── EXERCISE INPUTS ──
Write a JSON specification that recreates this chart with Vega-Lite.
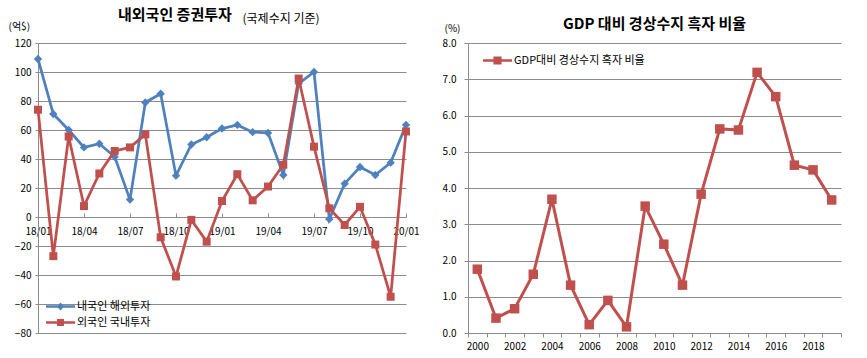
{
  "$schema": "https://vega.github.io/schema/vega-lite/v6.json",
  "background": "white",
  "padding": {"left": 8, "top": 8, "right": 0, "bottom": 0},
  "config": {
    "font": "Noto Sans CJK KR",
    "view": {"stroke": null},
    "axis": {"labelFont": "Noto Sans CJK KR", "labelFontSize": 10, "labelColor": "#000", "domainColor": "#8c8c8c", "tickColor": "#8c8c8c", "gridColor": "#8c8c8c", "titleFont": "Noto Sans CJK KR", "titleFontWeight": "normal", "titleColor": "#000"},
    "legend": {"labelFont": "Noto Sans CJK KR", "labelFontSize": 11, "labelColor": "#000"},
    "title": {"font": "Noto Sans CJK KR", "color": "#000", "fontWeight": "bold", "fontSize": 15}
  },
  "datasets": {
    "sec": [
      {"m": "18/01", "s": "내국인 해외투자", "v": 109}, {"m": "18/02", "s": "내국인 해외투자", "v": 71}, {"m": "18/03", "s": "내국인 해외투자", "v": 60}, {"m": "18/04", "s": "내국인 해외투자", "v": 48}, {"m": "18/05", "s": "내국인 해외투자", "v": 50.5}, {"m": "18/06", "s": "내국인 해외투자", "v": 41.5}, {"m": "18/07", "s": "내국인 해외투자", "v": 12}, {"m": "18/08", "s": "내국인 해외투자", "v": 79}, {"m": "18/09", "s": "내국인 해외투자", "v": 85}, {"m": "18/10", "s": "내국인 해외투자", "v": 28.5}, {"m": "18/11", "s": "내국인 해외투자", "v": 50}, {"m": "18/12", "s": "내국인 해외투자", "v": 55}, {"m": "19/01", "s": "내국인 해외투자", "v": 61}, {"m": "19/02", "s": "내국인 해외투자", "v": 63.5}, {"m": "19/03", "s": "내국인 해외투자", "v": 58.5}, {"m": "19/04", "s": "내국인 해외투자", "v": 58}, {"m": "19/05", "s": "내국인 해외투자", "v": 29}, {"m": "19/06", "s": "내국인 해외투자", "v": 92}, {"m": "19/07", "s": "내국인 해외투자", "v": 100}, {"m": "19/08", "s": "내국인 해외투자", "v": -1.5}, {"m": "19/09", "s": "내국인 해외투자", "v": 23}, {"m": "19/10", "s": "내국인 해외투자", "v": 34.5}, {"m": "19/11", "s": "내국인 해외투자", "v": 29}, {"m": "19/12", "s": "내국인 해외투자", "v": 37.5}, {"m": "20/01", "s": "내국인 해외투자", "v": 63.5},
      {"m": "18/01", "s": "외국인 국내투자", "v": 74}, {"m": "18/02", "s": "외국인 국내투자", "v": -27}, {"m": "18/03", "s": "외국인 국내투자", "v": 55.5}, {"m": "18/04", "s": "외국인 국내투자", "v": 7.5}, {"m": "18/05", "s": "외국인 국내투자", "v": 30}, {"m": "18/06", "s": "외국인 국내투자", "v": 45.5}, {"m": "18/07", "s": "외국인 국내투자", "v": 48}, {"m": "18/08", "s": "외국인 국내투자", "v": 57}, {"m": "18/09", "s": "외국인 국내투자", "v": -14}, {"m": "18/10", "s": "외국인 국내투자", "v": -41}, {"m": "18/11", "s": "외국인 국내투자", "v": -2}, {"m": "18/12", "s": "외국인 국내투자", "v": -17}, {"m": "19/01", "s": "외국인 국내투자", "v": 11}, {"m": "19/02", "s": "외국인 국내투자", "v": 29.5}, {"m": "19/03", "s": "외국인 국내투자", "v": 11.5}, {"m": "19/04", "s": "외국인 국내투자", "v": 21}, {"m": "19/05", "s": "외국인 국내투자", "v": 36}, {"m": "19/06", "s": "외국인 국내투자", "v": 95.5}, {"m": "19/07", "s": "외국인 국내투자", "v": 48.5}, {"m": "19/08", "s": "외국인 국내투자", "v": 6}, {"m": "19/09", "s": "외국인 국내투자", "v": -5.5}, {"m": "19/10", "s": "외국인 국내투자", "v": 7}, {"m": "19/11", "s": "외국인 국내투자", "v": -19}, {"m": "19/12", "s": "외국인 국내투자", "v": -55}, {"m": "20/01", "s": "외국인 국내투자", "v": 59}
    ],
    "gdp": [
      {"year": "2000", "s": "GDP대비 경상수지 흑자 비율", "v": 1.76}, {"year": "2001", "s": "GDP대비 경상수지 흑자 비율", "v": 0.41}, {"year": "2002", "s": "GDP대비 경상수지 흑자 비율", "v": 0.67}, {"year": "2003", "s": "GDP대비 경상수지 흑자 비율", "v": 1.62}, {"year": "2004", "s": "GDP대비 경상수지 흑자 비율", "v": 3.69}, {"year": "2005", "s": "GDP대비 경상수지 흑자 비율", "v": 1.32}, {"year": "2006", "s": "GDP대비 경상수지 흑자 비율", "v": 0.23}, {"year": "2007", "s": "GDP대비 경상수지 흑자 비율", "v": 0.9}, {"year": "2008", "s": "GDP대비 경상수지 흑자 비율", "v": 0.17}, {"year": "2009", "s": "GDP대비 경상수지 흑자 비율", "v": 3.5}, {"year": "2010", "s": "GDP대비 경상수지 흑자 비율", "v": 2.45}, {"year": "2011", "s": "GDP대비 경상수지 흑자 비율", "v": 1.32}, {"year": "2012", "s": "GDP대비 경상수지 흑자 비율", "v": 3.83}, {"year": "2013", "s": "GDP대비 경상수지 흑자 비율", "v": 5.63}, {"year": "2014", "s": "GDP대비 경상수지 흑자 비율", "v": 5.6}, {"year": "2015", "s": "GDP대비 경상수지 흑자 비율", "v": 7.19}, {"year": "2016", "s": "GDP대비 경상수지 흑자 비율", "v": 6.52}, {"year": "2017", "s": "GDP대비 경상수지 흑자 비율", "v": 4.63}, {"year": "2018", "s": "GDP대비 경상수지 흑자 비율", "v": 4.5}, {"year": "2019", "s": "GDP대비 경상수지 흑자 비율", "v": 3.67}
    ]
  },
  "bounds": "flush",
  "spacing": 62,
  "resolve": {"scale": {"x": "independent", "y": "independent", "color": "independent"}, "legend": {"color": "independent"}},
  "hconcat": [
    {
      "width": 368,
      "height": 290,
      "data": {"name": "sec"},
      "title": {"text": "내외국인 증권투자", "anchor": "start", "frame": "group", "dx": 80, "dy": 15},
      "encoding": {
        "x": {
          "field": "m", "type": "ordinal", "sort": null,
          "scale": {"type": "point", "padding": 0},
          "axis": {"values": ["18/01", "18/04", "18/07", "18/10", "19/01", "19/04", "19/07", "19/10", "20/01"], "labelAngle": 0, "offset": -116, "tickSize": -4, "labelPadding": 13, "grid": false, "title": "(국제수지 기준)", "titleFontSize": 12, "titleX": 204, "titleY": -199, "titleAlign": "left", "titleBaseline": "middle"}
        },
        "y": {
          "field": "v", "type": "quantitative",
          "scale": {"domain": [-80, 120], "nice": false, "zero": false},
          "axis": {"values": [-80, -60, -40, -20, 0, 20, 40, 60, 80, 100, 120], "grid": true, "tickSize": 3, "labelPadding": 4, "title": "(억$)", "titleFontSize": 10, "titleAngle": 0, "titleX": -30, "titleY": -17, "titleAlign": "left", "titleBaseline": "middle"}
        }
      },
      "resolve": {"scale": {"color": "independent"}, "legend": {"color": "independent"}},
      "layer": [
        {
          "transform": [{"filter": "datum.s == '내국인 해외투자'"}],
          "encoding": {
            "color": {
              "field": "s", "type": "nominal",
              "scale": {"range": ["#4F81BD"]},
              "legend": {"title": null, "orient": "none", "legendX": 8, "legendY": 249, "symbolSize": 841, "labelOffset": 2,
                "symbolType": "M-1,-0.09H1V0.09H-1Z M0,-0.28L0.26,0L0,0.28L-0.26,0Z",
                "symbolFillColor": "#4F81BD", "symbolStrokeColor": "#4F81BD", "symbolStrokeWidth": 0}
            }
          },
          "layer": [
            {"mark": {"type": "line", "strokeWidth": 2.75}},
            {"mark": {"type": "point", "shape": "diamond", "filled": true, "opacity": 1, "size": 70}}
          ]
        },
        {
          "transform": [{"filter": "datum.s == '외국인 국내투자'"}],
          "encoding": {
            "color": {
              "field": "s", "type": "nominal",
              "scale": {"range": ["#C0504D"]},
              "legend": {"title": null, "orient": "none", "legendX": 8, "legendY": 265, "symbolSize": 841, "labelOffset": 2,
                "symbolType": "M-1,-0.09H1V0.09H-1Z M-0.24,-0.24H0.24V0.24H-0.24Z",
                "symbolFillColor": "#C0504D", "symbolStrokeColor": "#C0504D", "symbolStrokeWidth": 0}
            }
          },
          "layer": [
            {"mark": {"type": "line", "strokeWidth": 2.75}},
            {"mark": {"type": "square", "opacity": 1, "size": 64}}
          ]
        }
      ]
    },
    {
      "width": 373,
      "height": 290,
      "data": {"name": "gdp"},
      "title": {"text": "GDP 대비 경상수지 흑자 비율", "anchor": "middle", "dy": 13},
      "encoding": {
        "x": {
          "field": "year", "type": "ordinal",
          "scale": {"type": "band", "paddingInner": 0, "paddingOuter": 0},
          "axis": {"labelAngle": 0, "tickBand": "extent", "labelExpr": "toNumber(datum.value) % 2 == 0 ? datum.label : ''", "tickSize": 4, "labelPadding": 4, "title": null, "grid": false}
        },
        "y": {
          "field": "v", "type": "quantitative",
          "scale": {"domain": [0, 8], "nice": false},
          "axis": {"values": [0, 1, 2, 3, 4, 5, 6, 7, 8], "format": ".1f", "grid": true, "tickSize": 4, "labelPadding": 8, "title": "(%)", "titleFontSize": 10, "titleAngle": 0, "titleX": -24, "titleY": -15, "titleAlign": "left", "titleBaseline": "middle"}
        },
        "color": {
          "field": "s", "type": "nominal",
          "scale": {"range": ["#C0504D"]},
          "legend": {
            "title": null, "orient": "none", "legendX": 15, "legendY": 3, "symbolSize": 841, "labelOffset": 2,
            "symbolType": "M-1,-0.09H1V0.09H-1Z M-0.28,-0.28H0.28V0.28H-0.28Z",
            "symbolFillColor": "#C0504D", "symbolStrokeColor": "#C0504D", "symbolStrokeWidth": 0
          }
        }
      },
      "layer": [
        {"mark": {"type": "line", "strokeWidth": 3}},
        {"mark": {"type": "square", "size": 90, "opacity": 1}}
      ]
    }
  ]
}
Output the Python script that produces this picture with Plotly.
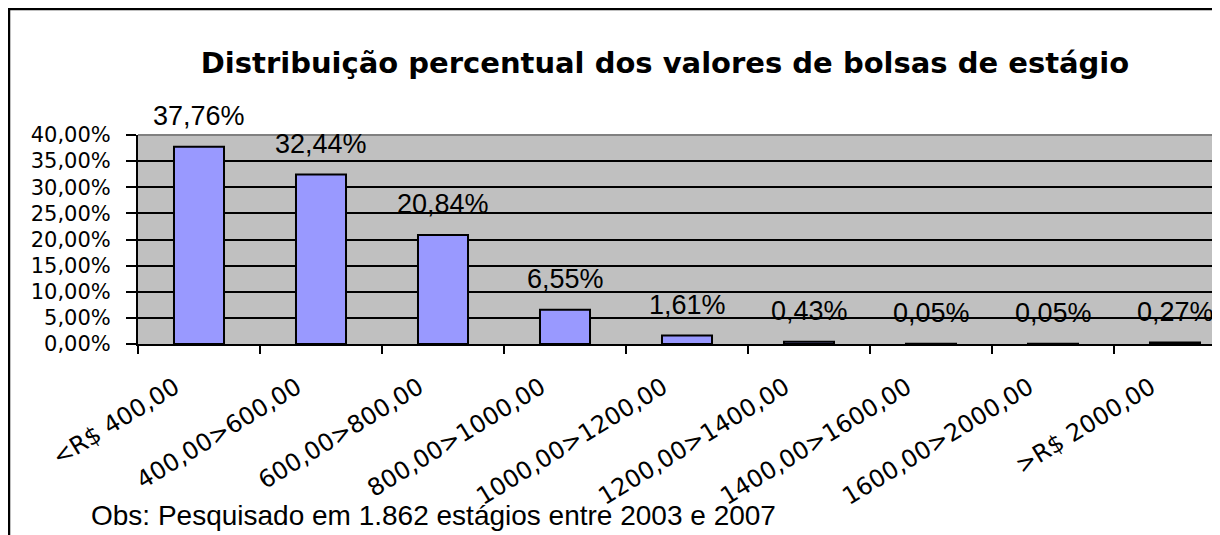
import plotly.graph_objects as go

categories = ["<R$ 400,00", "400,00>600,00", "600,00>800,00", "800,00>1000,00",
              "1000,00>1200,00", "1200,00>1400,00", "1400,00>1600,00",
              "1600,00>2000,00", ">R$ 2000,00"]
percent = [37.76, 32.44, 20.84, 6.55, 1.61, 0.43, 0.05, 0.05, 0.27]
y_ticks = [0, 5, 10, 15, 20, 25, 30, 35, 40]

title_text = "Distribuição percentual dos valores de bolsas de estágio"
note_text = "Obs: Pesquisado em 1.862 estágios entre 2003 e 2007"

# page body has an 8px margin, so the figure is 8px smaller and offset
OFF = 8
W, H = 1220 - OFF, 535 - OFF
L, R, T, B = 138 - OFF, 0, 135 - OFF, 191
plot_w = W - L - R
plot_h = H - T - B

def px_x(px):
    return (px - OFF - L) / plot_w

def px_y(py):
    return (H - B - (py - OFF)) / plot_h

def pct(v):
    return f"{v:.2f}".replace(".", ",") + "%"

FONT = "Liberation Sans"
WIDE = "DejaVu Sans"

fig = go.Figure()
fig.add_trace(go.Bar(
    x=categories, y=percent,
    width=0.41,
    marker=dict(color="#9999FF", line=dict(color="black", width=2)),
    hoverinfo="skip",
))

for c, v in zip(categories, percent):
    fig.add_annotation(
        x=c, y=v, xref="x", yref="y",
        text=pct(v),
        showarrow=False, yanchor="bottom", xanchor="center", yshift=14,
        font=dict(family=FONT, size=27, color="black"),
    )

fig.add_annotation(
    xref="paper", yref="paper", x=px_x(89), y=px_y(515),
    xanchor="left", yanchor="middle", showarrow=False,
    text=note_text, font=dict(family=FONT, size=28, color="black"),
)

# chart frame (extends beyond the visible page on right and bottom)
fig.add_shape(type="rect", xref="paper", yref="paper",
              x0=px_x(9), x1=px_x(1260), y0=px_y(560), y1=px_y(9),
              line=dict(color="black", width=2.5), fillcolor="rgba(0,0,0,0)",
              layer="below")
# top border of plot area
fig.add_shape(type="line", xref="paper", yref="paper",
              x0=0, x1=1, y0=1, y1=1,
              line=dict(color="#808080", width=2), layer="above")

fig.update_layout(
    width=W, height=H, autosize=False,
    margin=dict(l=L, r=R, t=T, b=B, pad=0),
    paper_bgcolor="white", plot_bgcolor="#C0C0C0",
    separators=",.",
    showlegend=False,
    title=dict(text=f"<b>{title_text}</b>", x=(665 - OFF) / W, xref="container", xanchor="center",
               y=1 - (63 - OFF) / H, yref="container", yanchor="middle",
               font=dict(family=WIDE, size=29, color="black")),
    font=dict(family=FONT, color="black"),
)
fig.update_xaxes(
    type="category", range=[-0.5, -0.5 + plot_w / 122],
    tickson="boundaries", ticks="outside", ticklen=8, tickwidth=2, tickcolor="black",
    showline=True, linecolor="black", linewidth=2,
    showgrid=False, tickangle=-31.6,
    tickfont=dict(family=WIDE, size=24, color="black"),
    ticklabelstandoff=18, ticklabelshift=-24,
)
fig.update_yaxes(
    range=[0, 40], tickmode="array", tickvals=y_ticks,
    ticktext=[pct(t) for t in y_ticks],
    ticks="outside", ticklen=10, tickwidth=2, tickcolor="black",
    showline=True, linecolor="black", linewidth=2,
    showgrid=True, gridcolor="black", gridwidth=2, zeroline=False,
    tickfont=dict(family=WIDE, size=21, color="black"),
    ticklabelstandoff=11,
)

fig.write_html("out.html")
───
### AIM OF THE TASK
Transcribe only the lines above that start at the line containing "Output the Python" and end at the line containing "import plotly.graph_objects as go". Omit pictures.

### ANSWER FOR THIS EXERCISE
Output the Python script that produces this picture with Plotly.
import plotly.graph_objects as go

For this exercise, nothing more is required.